BEGIN DATASET SECTION

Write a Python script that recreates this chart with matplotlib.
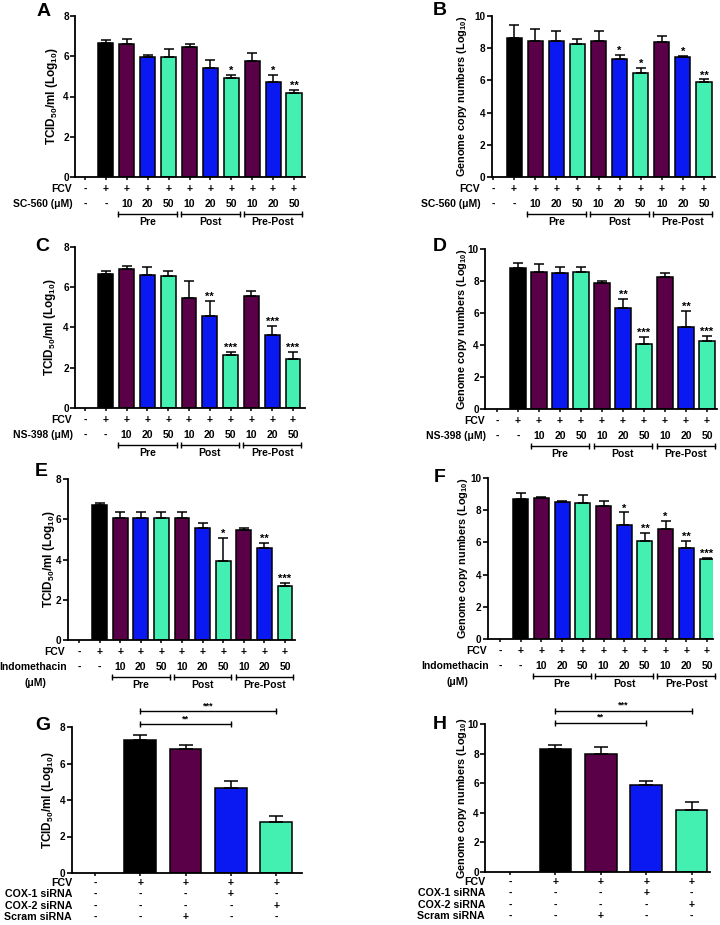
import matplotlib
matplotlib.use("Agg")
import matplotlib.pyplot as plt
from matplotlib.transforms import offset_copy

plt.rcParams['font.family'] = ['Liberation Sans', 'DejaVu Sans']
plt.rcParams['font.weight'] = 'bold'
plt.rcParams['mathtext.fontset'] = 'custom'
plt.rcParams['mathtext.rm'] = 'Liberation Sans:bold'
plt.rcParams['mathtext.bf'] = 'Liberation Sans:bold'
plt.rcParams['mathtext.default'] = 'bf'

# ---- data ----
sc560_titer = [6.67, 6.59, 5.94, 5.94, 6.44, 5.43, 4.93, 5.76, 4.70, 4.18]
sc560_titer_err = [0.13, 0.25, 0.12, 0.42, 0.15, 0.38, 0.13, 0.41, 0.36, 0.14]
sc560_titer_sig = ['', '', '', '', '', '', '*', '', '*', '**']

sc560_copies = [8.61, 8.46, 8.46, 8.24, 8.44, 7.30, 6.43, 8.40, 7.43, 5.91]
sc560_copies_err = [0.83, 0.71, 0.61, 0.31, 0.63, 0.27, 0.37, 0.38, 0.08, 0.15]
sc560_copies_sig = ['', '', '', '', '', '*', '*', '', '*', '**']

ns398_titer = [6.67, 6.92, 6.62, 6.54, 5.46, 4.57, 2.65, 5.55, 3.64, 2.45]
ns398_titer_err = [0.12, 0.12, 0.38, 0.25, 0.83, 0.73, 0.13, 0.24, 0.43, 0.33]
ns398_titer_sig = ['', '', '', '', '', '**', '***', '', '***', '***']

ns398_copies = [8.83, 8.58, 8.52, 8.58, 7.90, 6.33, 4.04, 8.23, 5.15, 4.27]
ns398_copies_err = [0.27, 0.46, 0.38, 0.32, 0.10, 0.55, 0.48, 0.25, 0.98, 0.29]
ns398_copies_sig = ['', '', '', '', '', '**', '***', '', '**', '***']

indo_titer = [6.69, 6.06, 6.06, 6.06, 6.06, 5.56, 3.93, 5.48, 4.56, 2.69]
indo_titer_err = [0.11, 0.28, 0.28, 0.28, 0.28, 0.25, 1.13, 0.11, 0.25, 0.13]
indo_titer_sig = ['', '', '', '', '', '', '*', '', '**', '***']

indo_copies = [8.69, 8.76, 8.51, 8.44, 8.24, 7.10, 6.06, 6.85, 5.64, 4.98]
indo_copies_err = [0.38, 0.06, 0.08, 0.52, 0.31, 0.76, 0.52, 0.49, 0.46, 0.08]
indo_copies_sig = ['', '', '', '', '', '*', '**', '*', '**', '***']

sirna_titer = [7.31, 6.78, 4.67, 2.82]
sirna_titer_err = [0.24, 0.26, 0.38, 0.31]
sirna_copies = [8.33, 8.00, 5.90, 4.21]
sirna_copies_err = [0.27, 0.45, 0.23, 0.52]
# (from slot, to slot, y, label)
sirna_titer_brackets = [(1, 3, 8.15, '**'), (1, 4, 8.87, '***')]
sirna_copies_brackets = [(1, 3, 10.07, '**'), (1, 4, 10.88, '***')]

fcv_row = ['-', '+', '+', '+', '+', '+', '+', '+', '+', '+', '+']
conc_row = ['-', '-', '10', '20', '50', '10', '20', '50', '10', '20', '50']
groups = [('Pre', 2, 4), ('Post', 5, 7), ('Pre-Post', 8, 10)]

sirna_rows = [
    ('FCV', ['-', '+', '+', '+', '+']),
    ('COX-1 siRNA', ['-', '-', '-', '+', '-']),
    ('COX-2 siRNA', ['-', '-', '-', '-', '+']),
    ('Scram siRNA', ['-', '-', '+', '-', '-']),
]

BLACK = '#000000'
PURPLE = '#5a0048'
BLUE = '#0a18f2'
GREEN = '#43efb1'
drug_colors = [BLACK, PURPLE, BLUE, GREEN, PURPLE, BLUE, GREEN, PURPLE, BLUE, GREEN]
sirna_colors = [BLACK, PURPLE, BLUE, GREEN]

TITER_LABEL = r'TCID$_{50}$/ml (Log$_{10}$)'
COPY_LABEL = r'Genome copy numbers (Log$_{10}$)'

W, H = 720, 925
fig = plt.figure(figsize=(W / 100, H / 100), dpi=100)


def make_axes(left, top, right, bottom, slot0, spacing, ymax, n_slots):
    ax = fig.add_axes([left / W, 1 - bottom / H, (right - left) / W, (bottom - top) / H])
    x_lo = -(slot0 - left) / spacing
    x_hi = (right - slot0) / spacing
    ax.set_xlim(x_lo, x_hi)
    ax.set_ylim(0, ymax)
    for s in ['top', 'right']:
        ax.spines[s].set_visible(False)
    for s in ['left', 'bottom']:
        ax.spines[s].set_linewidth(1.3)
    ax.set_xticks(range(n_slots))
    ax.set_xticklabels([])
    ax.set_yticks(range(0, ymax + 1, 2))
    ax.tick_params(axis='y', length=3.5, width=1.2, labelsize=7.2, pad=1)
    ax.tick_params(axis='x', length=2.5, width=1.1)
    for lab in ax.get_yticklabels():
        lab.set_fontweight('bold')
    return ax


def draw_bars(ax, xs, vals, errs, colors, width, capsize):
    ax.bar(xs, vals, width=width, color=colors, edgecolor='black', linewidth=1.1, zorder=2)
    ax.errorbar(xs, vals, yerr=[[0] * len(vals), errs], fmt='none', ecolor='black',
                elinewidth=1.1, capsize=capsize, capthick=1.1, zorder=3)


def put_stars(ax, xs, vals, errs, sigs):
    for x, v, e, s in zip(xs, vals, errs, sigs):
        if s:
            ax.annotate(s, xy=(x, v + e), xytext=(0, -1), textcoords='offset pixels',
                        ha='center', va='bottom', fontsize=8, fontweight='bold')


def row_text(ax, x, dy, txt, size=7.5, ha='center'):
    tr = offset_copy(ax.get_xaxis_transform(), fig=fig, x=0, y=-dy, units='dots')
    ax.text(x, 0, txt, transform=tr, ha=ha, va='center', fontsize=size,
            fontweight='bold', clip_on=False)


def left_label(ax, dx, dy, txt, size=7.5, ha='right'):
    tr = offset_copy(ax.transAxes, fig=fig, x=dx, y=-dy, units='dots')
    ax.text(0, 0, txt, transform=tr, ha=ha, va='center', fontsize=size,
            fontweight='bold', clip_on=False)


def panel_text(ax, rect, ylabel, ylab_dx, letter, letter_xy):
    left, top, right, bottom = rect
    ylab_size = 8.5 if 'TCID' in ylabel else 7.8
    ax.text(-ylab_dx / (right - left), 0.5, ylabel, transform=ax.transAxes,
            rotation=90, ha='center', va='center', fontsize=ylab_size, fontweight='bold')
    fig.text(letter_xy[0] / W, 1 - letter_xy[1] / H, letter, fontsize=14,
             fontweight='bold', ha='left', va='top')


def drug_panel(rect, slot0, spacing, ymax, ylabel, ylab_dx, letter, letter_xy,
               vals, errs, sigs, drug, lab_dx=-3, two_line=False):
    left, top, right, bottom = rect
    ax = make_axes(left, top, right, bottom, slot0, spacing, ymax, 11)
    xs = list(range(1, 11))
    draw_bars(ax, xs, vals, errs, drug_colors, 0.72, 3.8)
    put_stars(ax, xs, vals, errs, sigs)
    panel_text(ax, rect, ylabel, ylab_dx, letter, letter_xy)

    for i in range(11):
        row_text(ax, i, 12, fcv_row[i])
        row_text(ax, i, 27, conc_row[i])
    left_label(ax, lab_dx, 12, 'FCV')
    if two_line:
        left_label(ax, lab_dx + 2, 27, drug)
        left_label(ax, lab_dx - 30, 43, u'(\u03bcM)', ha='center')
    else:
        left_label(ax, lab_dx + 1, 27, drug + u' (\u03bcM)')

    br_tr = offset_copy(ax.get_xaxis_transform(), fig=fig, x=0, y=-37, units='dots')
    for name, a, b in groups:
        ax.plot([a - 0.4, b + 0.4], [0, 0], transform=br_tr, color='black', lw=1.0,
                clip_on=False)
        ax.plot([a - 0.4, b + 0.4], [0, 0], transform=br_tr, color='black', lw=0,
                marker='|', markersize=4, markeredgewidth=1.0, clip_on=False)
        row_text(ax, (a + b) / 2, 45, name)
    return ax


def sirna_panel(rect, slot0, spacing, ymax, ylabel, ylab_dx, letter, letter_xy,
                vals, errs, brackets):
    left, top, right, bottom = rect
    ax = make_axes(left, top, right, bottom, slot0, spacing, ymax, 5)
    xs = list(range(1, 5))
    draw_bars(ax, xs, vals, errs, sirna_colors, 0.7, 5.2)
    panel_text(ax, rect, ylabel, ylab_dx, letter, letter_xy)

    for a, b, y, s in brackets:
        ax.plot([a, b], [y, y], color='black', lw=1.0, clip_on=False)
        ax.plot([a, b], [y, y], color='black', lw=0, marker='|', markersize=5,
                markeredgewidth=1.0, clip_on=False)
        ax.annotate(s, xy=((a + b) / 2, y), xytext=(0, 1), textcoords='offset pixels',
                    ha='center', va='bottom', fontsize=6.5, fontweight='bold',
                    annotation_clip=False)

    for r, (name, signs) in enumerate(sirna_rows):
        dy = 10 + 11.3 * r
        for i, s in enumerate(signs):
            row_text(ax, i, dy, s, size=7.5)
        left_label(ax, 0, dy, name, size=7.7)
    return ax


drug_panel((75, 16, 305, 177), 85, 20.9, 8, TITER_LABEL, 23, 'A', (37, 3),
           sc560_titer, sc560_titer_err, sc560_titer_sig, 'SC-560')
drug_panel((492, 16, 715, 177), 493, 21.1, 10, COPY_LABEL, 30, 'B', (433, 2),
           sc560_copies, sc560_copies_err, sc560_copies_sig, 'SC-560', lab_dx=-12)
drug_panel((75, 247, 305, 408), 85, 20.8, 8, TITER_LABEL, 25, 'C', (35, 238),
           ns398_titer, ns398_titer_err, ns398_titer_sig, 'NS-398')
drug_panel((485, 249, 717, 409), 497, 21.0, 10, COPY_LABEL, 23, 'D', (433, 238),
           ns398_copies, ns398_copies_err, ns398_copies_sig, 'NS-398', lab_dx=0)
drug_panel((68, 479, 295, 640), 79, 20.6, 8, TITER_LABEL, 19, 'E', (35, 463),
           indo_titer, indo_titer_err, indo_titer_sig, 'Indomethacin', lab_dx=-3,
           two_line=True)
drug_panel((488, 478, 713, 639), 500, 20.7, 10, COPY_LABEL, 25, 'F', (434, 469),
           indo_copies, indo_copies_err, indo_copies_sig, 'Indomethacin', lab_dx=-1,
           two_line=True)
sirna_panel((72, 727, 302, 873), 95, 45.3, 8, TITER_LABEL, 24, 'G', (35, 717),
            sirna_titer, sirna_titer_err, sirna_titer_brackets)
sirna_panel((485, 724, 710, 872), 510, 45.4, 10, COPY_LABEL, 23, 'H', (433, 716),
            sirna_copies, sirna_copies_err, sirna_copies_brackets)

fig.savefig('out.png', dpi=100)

END DATASET SECTION

**SET TASK:**
Each line above that holds the string "matplotlib" should be copied and shown.

**FINAL ANSWER:**
Write a Python script that recreates this chart with matplotlib.
import matplotlib
matplotlib.use("Agg")
import matplotlib.pyplot as plt
from matplotlib.transforms import offset_copy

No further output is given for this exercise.